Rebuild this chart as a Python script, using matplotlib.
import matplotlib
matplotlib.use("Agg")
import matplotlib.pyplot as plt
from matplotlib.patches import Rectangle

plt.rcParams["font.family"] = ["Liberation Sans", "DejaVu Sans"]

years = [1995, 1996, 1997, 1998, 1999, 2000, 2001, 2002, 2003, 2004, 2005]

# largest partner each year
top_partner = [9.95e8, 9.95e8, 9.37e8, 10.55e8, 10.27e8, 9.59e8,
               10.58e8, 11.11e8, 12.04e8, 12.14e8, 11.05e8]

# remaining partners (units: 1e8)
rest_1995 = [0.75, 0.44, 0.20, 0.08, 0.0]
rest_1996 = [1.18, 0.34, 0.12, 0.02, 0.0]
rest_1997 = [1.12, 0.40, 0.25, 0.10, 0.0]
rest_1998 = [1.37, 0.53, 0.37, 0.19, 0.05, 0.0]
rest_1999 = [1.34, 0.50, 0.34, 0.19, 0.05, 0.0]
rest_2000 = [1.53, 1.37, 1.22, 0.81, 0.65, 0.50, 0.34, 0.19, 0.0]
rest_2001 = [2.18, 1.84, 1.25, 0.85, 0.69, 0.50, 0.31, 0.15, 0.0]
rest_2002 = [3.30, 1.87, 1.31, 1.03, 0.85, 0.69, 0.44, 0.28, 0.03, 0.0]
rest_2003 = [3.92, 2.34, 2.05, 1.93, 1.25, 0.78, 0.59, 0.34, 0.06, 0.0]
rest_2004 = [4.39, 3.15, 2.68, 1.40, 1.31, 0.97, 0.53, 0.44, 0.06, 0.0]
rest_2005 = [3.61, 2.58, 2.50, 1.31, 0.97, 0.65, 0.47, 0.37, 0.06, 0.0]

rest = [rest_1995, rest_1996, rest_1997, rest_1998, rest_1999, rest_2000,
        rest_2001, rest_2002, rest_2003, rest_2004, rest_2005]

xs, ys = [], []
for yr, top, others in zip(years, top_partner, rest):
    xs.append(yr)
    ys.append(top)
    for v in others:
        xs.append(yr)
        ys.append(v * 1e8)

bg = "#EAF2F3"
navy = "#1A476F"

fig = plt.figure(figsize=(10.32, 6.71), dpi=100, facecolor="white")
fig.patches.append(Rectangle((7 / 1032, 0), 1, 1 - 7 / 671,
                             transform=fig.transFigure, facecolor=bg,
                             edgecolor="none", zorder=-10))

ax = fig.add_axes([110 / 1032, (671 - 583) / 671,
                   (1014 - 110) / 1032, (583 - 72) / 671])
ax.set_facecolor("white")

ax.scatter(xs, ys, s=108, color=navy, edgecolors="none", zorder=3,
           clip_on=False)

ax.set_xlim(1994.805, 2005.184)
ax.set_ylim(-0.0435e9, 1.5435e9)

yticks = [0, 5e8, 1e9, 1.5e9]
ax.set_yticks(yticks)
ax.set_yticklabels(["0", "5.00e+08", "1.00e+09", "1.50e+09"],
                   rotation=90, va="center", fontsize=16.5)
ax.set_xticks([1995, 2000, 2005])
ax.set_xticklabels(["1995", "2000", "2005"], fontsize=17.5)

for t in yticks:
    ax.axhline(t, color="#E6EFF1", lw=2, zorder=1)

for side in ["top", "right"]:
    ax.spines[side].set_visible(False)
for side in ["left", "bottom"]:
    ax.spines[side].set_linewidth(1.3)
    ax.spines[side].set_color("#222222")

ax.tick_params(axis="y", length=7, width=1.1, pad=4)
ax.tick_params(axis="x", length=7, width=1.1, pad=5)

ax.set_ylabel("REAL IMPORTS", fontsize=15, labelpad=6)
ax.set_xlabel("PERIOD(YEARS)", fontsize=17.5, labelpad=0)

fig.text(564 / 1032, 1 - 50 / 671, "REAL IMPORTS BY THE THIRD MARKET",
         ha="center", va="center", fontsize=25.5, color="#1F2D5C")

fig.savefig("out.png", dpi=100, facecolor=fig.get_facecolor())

EXERCISE DESCRIPTION: Show, from the listing above, each line that contains the word "matplotlib".

EXPECTED OUTPUT:
Rebuild this chart as a Python script, using matplotlib.
import matplotlib
matplotlib.use("Agg")
import matplotlib.pyplot as plt
from matplotlib.patches import Rectangle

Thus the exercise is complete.